Under the expired lease provision of the MRA (s.286A), an expired lease can’t be renewed unless the Minister for Mines is satisfied of each of a number of factors set out. The section is quite clear in its terms. A 2009 Supreme Court decision confirmed the need for the minister to be satisfied of each and every factor before there is a legal power to renew.

Usually, a mining company seeking renewal of an expired lease is able to satisfy the minister of each factor. However, in the special circumstances of North Stradbroke Island, the second largest sand island in the world, there were obvious risks that were known to all concerned.

There were several factors which the minister is likely to have had difficulty in being satisfied of but one particular factor stood out. The minister had to be satisfied that: “having regard to the current and prospective uses of the land comprised in the lease, the operations to be carried on during the renewed term of the lease – (i) are an appropriate land use;”

This is clearly a sensible provision, which still applies everywhere else in Queensland. National Parks covering Stradbroke Island have been under consideration for at least two decades. Parliament was informed in 1990 that the then state government was considering declaring 50 per cent of the island a national park. Since then, the population of the adjacent Greater Brisbane area has more than doubled. In June 2010, the Premier identified areas of proposed national park which encompass 80 per cent of the island, including all areas under mining leases.

It is difficult to conceive that the minister could have been genuinely satisfied that continuation of mining on land earmarked for national park would be “an appropriate land use”. The sand mining operation is quite obviously extremely intensive and destructive. Judicial review was also available. That option doesn’t exist under the special legislation.

It is also relevant that the present holding company Sibelco (until recently named Unimin Australia Ltd) bought out the mining interests of previous owner, Consolidated Rultile Ltd in 2009 – after the term of significant leases had expired.

At the time of the takeover, Unimin acknowledged the risks, including community opinion concerning the environment and government approval hurdles.
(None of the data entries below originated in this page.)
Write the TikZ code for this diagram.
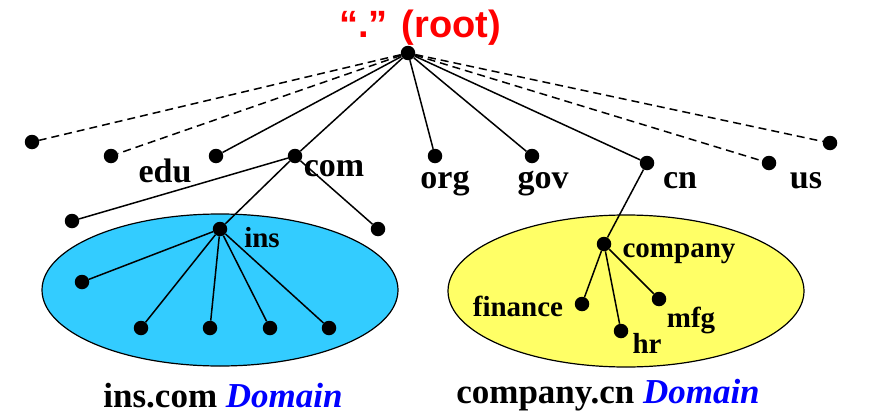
\documentclass[tikz,border=0pt]{standalone}
\usepackage{fontspec}
\setmainfont{Liberation Serif}
\newfontfamily\titlefont{Liberation Sans}
\definecolor{insblue}{RGB}{51,204,255}
\definecolor{cnyellow}{RGB}{255,255,102}
\definecolor{rootred}{RGB}{255,0,0}
\definecolor{dblue}{RGB}{0,0,255}
\begin{document}
\begin{tikzpicture}[x=1pt,y=-1pt,
  dot/.style={circle,fill=black,inner sep=0pt,minimum size=14.5pt},
  lbl/.style={font=\fontsize{34}{36}\selectfont\bfseries,inner sep=0pt,anchor=base},
  sublbl/.style={font=\fontsize{29}{31}\selectfont\bfseries,inner sep=0pt,anchor=base},
  captext/.style={font=\fontsize{35}{37}\selectfont\bfseries,inner sep=0pt,anchor=base},
  edge/.style={line width=1.5pt},
  dedge/.style={line width=1.5pt,dash pattern=on 8pt off 5pt},
  zone/.style={draw=black,line width=1.2pt}]
\useasboundingbox (0,0) rectangle (873,415);
% domains
\draw[zone,fill=insblue] (220,290) ellipse [x radius=178,y radius=76];
\draw[zone,fill=cnyellow] (626,291) ellipse [x radius=178,y radius=76];
% title
\node[font=\titlefont\fontsize{38}{40}\selectfont\bfseries,text=rootred,inner sep=0pt,anchor=base] (title) at (420,37) {“.” (root)};
% dots
\node[dot] (root) at (408,53) {};
\node[dot] (t1) at (32,142) {};
\node[dot] (t2) at (111,156) {};
\node[dot] (edu) at (216,156) {};
\node[dot] (com) at (295,156) {};
\node[dot] (org) at (435,156) {};
\node[dot] (gov) at (532,156) {};
\node[dot] (cn) at (647,163) {};
\node[dot] (us) at (769,163) {};
\node[dot] (t9) at (830,143) {};
\node[dot] (c1) at (72,221) {};
\node[dot] (ins) at (220,229) {};
\node[dot] (c3) at (378,229) {};
\node[dot] (i1) at (82,282) {};
\node[dot] (i2) at (141,328) {};
\node[dot] (i3) at (210,328) {};
\node[dot] (i4) at (270,328) {};
\node[dot] (i5) at (329,328) {};
\node[dot] (company) at (604,244) {};
\node[dot] (finance) at (582,304) {};
\node[dot] (hr) at (621,331) {};
\node[dot] (mfg) at (659,299) {};
% edges
\draw[dedge] (root) -- (t1);
\draw[dedge] (root) -- (t2);
\draw[edge] (root) -- (edu);
\draw[edge] (root) -- (com);
\draw[edge] (root) -- (org);
\draw[edge] (root) -- (gov);
\draw[edge] (root) -- (cn);
\draw[dedge] (root) -- (us);
\draw[dedge] (root) -- (t9);
\draw[edge] (com) -- (c1);
\draw[edge] (com) -- (ins);
\draw[edge] (com) -- (c3);
\foreach \n in {i1,i2,i3,i4,i5} \draw[edge] (ins) -- (\n);
\draw[edge] (cn) -- (company);
\draw[edge] (company) -- (finance);
\draw[edge] (company) -- (hr);
\draw[edge] (company) -- (mfg);
% labels
\node[lbl] (leng) at (165,182) {edu};
\node[lbl] (lcom) at (334,176) {com};
\node[lbl] (lorg) at (445,188) {org};
\node[lbl] (lgov) at (543,188) {gov};
\node[lbl] (lcn) at (680,188) {cn};
\node[lbl] (lus) at (806,188) {us};
\node[sublbl] (lins) at (262,247) {ins};
\node[sublbl] (lcompany) at (679,257) {company};
\node[sublbl] (lfin) at (518,316) {finance};
\node[sublbl] (lhr) at (647,353) {hr};
\node[sublbl] (lmfg) at (691,327) {mfg};
\node[captext] (capins) at (223,407) {ins.com \textcolor{dblue}{\itshape Domain}};
\node[captext] (capcn) at (608,403) {company.cn \textcolor{dblue}{\itshape Domain}};
\end{tikzpicture}
\end{document}
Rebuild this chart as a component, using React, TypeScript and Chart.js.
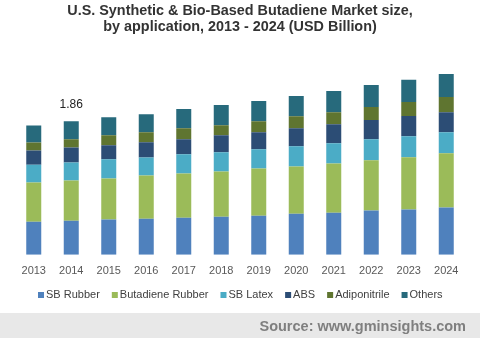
import React, { useEffect, useRef } from "react";
import { Chart, registerables } from "chart.js";

Chart.register(...registerables);

const years = ["2013", "2014", "2015", "2016", "2017", "2018", "2019", "2020", "2021", "2022", "2023", "2024"];
const sbRubber = [0.46, 0.475, 0.49, 0.503, 0.517, 0.531, 0.545, 0.573, 0.587, 0.615, 0.63, 0.657];
const butadieneRubber = [0.545, 0.56, 0.573, 0.601, 0.615, 0.629, 0.657, 0.657, 0.685, 0.7, 0.727, 0.755];
const sbLatex = [0.25, 0.25, 0.266, 0.252, 0.266, 0.266, 0.266, 0.28, 0.28, 0.294, 0.294, 0.294];
const abs = [0.196, 0.21, 0.196, 0.21, 0.21, 0.238, 0.238, 0.252, 0.266, 0.266, 0.28, 0.28];
const adiponitrile = [0.112, 0.112, 0.14, 0.14, 0.154, 0.14, 0.154, 0.168, 0.168, 0.182, 0.196, 0.21];
const others = [0.238, 0.253, 0.25, 0.252, 0.266, 0.28, 0.28, 0.28, 0.294, 0.308, 0.308, 0.32];
const annotationIndex = 1;
const annotationText = "1.86";

const FONT = "'Liberation Sans', Arial, sans-serif";

const overlayPlugin = {
  id: "overlay",
  afterDraw(chart: any) {
    const ctx = chart.ctx;
    const w = chart.width;
    ctx.save();
    // title
    ctx.fillStyle = "#333333";
    ctx.font = `bold 14.4px ${FONT}`;
    ctx.textAlign = "center";
    ctx.textBaseline = "middle";
    ctx.fillText("U.S. Synthetic & Bio-Based Butadiene Market size,", w / 2, 11);
    ctx.fillText("by application, 2013 - 2024 (USD Billion)", w / 2, 27);
    // annotation
    const meta = chart.getDatasetMeta(chart.data.datasets.length - 1);
    const bar = meta.data[annotationIndex];
    if (bar) {
      ctx.font = `12px ${FONT}`;
      ctx.fillStyle = "#222222";
      ctx.fillText(annotationText, bar.x, bar.y - 16);
    }
    // legend
    ctx.font = `11px ${FONT}`;
    ctx.textAlign = "left";
    const ds = chart.data.datasets;
    const box = 6, gapBox = 2, gapItem = 12;
    const widths = ds.map((d: any) => ctx.measureText(d.label).width);
    const total = widths.reduce((a: number, b: number) => a + b, 0) + ds.length * (box + gapBox) + (ds.length - 1) * gapItem;
    let x = Math.round((w - total) / 2);
    const ly = 295;
    ds.forEach((d: any, i: number) => {
      ctx.fillStyle = d.backgroundColor;
      ctx.fillRect(x, ly - 3, box, box);
      ctx.fillStyle = "#404040";
      ctx.fillText(d.label, x + box + gapBox, ly);
      x += box + gapBox + widths[i] + gapItem;
    });
    // source band
    ctx.fillStyle = "#e8e8e8";
    ctx.fillRect(0, 313, w, chart.height - 313);
    ctx.fillStyle = "#7f7f7f";
    ctx.font = `bold 14.5px ${FONT}`;
    ctx.textAlign = "right";
    ctx.fillText("Source: www.gminsights.com", 466, 327);
    ctx.restore();
  },
};

export default function App() {
  const ref = useRef<HTMLCanvasElement | null>(null);
  useEffect(() => {
    document.body.style.margin = "0";
    const mk = (label: string, data: number[], color: string) => ({
      label,
      data,
      backgroundColor: color,
      borderWidth: 0,
      barPercentage: 0.4,
      categoryPercentage: 1,
    });
    const chart = new Chart(ref.current as HTMLCanvasElement, {
      type: "bar",
      data: {
        labels: years,
        datasets: [
          mk("SB Rubber", sbRubber, "#4f81bd"),
          mk("Butadiene Rubber", butadieneRubber, "#9bbb59"),
          mk("SB Latex", sbLatex, "#4bacc6"),
          mk("ABS", abs, "#2c4d75"),
          mk("Adiponitrile", adiponitrile, "#5f7530"),
          mk("Others", others, "#276a7c"),
        ],
      },
      options: {
        animation: false,
        responsive: false,
        maintainAspectRatio: false,
        layout: { padding: { top: 40, left: 15, right: 15, bottom: 50 } },
        plugins: {
          title: { display: false },
          tooltip: { enabled: false },
          legend: { display: false },
        },
        scales: {
          x: {
            stacked: true,
            grid: { display: false, drawTicks: false },
            border: { display: false },
            ticks: { color: "#595959", font: { size: 11, family: FONT }, padding: 10 },
          },
          y: {
            stacked: true,
            display: false,
            min: 0,
            max: 2.99,
          },
        },
      },
      plugins: [overlayPlugin],
    });
    return () => chart.destroy();
  }, []);
  return (
    <div style={{ position: "relative", width: 480, height: 338 }}>
      <canvas ref={ref} width={480} height={338} style={{ display: "block" }} />
    </div>
  );
}
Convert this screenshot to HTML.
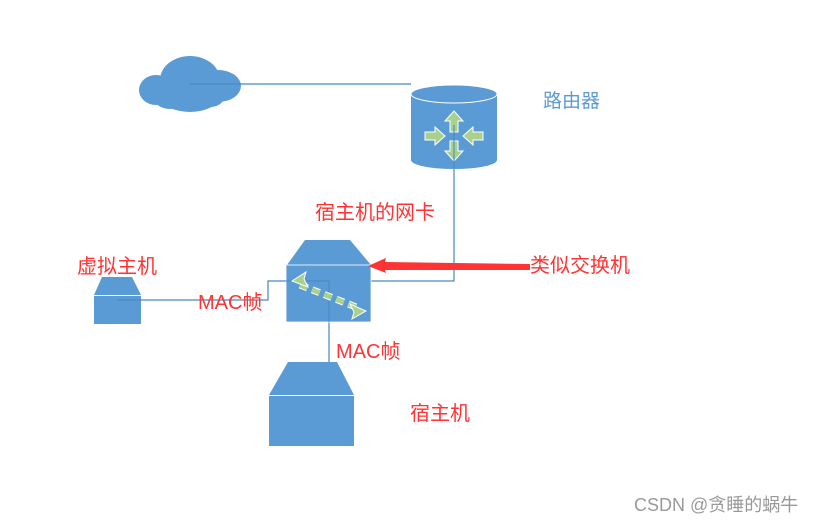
<!DOCTYPE html>
<html><head><meta charset="utf-8"><style>
body{margin:0;background:#fff;width:821px;height:523px;overflow:hidden}
svg{display:block}
text{font-family:"Liberation Sans","Noto Sans CJK SC",sans-serif}
</style></head><body>
<svg width="821" height="523" viewBox="0 0 821 523">
<g fill="#5b9bd5">
<ellipse cx="190" cy="80" rx="30" ry="24"/>
<ellipse cx="156" cy="90" rx="17" ry="15"/>
<ellipse cx="218" cy="86" rx="23" ry="16"/>
<ellipse cx="190" cy="98" rx="28" ry="14"/>
<ellipse cx="170" cy="98" rx="16" ry="11"/>
<ellipse cx="210" cy="97" rx="14" ry="10"/>
</g>
<g stroke="#4a86c0" stroke-width="1.2" fill="none">
<path d="M190 84H411"/>
<path d="M454 150V281H371"/>
<path d="M117 300H268V281H286"/>
<path d="M329 281V362"/>
</g>
<!-- router -->
<path d="M411 94V160A43 9 0 0 0 497 160V94Z" fill="#5b9bd5"/>
<ellipse cx="454" cy="94" rx="43" ry="9" fill="#5b9bd5" stroke="#fff" stroke-width="1"/>
<g fill="#a9d18e" stroke="#fff" stroke-width="1">
<path d="M454 111l-9 10h5v11h8v-11h5z"/>
<path d="M454 161l-9-10h5v-10h8v10h5z"/>
<path d="M445 136l-10-9v5h-10v8h10v5z"/>
<path d="M463 136l10-9v5h10v8h-10v5z"/>
</g>
<line x1="454" y1="125" x2="454" y2="168" stroke="#4a86c0" stroke-width="1"/>
<!-- switch -->
<path d="M305 240H350L371 265H287Z" fill="#5b9bd5"/>
<rect x="286" y="265" width="85" height="57" fill="#5b9bd5" stroke="#fff" stroke-width="0.8"/>
<line x1="280" y1="281" x2="329" y2="281" stroke="#4a86c0"/>
<line x1="329" y1="281" x2="329" y2="322" stroke="#4a86c0"/>
<g stroke="#fff" stroke-width="7"><line x1="300" y1="285" x2="356" y2="307" stroke-dasharray="8 5"/></g>
<g stroke="#a9d18e" stroke-width="5"><line x1="300" y1="285" x2="356" y2="307" stroke-dasharray="8 5"/></g>
<path d="M292 281l14-9-2 7 4 8z" fill="#a9d18e" stroke="#fff"/>
<path d="M366 311l-14 8 2-7-4-8z" fill="#a9d18e" stroke="#fff"/>
<!-- red arrow -->
<path d="M530 264L385 262L386 258L368 266L386 273L385 270L530 270Z" fill="#f33"/>
<!-- vm -->
<path d="M102 277H132L141 295H94Z" fill="#5b9bd5"/>
<rect x="94" y="296" width="47" height="28" fill="#5b9bd5"/>
<line x1="117" y1="300" x2="141" y2="300" stroke="#4a86c0"/>
<!-- host -->
<path d="M288 362H337L354 395H269Z" fill="#5b9bd5"/>
<rect x="269" y="396" width="85" height="50" fill="#5b9bd5"/>
<g font-size="20" fill="#f33">
<text x="315" y="219">宿主机的网卡</text>
<text x="77" y="273">虚拟主机</text>
<text x="198" y="309">MAC帧</text>
<text x="336" y="358">MAC帧</text>
<text x="530" y="272">类似交换机</text>
<text x="410" y="420">宿主机</text>
</g>
<text x="543" y="107" font-size="19" fill="#5b9bd5">路由器</text>
<text x="634" y="511" font-size="18" fill="#999">CSDN @贪睡的蜗牛</text>
</svg>
</body></html>
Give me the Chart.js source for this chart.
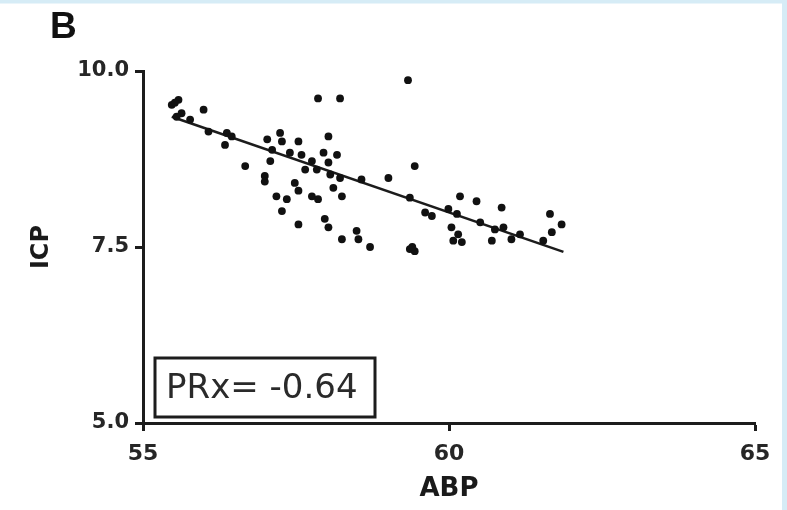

It was also aware of a then unresolved 1995 native title claim over the island. The acknowledgement of the risks no doubt also took into account the history of opposition to sand mining on the island (and on Moreton and Fraser Islands, where it was stopped years ago) and the needs of the community of southeast Queensland for greater protection of the natural environment for recreational and other purposes.

These needs were recognised on the Premier’s website, for example, where it was revealed that southeast Queensland has only 19 per cent national park and public green space compared to Sydney’s 49 per cent. Despite the significant risks, Unimin/Sibelco took a commercial gamble that it would be able to obtain renewals of these expired leases.

It appears its gamble has paid off, but it took an extraordinary step by the government to achieve it. Instead of diligently applying the current law, resulting in this foreign company bearing the consequences of the commercial risks it took, the government passed special legislation for Sibelco to extend mining at its Enterprise mine for another nine years and also renewed two other key leases at another mine to facilitate mining until 2025.

This will clearly result in considerable destruction and the consequential devaluing of the future National Park, much of which is also listed federally as ‘national estate’ and/or protected under the RAMSAR convention – an international treaty for the protection of outstanding wetlands – to which Australia is a party.

In conclusion, the North Stradbroke example doesn’t support the authors’ arguments, it weakens them. The real significance of Queensland’s special legislation in favour of Sibelco is the trashing of the rule of law. Renewing expired leases in one place by a special Act without judicial review, rather than applying the law of the land involves clear breaches of two fundamental tenets of the rule of law, as described by Sir Ninian Stephen: “The first of the four principles is that government should be under law, that the law should apply to and be observed by government and its agencies, those given power in the community, just as it applies to the ordinary citizen; the fourth is that the law of the land, which rules us, should be certain, general and equal in its operation.”

Richard Carew is a partner with Brisbane based law firm Carew Lawyers. He acted for a number of environment groups and others who last year, in the Queensland Court of Appeal, successfully prevented a mining related expansion of Sibelco’s interests on North Stradbroke Island. Mr Carew also acted for a respondent in the Federal Court native title claim over the island, which concluded with a consent determination in favour of the claimants in July this year.